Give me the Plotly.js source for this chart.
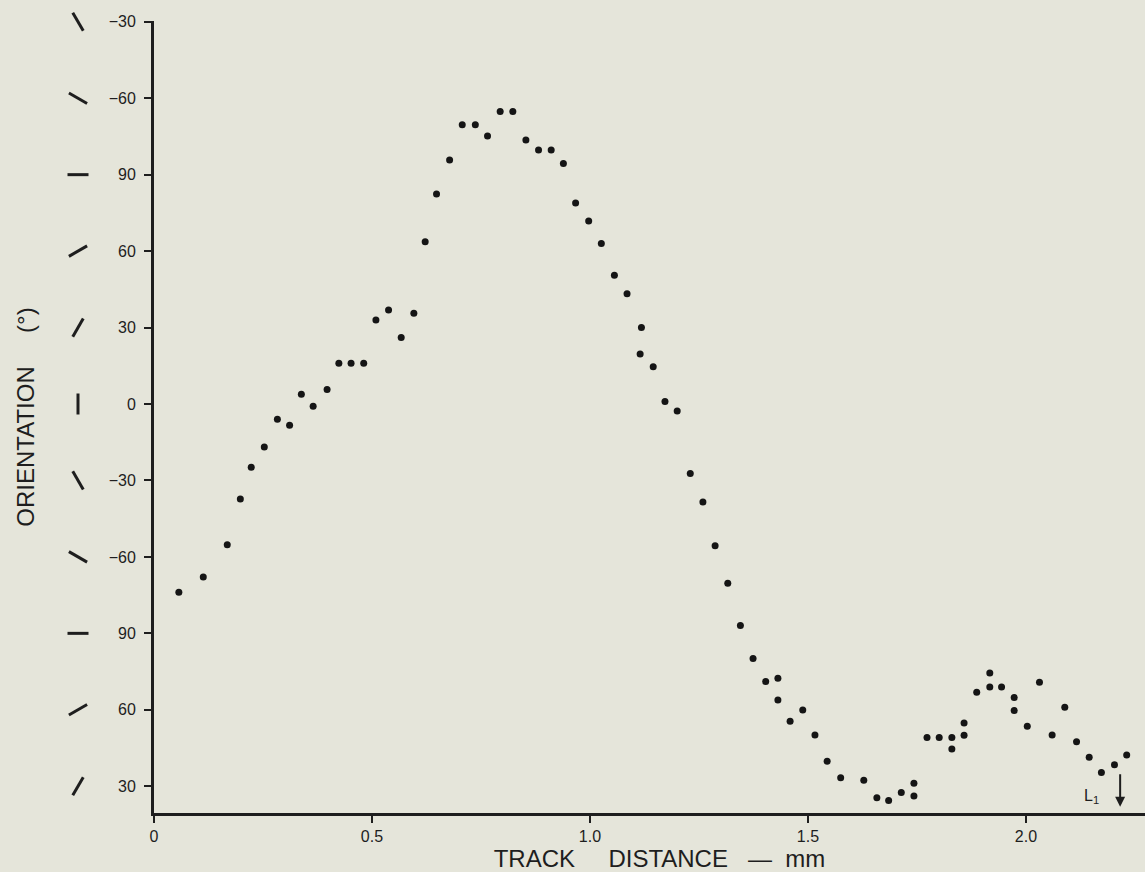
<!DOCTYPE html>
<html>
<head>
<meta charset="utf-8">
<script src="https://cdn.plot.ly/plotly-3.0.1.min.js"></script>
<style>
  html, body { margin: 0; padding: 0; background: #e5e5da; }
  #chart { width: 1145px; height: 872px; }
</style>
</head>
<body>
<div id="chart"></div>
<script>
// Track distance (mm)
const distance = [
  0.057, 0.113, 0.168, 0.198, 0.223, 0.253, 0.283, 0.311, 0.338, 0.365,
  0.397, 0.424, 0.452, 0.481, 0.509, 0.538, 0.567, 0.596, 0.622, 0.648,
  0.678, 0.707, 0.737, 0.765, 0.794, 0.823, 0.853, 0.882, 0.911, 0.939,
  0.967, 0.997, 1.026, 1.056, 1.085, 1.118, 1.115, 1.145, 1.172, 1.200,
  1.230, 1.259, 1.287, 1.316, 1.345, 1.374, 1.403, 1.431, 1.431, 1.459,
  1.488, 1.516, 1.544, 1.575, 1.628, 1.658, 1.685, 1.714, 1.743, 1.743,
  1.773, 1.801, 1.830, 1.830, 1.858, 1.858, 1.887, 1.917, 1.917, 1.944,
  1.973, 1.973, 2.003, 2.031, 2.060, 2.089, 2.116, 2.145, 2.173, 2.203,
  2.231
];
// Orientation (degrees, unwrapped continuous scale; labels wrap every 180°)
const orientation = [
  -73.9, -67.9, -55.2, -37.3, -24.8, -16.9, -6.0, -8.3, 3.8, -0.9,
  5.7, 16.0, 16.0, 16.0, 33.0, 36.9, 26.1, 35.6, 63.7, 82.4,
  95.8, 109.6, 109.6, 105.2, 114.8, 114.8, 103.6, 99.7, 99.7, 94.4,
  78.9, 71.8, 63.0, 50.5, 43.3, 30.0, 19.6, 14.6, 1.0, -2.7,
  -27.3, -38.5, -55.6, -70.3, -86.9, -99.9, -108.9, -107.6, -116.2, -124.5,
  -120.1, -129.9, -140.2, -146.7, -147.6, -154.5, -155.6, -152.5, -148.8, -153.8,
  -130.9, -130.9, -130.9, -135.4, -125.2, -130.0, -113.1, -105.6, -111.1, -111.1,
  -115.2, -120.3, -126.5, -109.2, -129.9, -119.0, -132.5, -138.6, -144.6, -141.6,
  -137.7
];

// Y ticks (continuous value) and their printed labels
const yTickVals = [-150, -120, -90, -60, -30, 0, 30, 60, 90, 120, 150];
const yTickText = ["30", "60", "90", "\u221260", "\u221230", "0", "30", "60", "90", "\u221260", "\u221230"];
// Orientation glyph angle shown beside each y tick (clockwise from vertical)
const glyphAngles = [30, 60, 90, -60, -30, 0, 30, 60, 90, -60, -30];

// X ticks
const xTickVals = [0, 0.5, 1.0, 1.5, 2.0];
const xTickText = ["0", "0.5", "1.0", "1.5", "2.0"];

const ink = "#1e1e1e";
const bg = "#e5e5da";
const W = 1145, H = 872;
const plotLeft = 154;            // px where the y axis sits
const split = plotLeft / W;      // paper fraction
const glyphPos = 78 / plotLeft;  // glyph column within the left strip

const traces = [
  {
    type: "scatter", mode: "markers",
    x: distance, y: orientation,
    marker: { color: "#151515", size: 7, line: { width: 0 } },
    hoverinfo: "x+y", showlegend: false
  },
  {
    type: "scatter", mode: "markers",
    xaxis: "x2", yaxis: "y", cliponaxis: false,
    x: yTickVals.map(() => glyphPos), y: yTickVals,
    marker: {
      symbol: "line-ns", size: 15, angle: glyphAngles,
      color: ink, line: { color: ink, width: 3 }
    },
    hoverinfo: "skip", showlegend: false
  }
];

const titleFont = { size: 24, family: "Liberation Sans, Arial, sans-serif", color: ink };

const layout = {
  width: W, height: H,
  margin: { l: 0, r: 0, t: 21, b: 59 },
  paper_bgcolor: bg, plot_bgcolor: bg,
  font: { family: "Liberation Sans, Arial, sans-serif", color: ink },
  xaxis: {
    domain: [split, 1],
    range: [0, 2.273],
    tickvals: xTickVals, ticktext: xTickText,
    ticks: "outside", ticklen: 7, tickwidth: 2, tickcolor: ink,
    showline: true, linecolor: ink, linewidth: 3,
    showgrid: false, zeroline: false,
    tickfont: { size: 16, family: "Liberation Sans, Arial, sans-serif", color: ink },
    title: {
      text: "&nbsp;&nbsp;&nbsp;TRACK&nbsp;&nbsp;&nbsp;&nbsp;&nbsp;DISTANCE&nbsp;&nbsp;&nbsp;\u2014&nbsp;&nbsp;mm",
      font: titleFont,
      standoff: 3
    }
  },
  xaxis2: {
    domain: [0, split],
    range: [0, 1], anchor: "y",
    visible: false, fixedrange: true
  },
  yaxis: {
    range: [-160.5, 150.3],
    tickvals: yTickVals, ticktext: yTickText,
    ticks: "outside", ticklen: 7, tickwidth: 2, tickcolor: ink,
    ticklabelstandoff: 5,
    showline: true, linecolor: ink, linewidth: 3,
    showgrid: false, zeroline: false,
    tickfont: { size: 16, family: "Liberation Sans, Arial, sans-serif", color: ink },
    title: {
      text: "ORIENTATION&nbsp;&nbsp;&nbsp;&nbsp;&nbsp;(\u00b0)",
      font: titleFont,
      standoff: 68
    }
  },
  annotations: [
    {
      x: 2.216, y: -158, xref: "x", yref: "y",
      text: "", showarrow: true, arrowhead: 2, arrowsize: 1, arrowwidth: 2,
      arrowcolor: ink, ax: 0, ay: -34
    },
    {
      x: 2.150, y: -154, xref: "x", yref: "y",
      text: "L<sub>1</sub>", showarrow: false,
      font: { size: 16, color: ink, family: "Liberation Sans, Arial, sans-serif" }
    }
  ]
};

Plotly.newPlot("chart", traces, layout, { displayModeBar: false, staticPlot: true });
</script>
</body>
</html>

■ ■ ■ ■

- **What the task requires**
Find each line holding "chart". Copy it out.

- **Output**
Give me the Plotly.js source for this chart.
  #chart { width: 1145px; height: 872px; }
<div id="chart"></div>
Plotly.newPlot("chart", traces, layout, { displayModeBar: false, staticPlot: true });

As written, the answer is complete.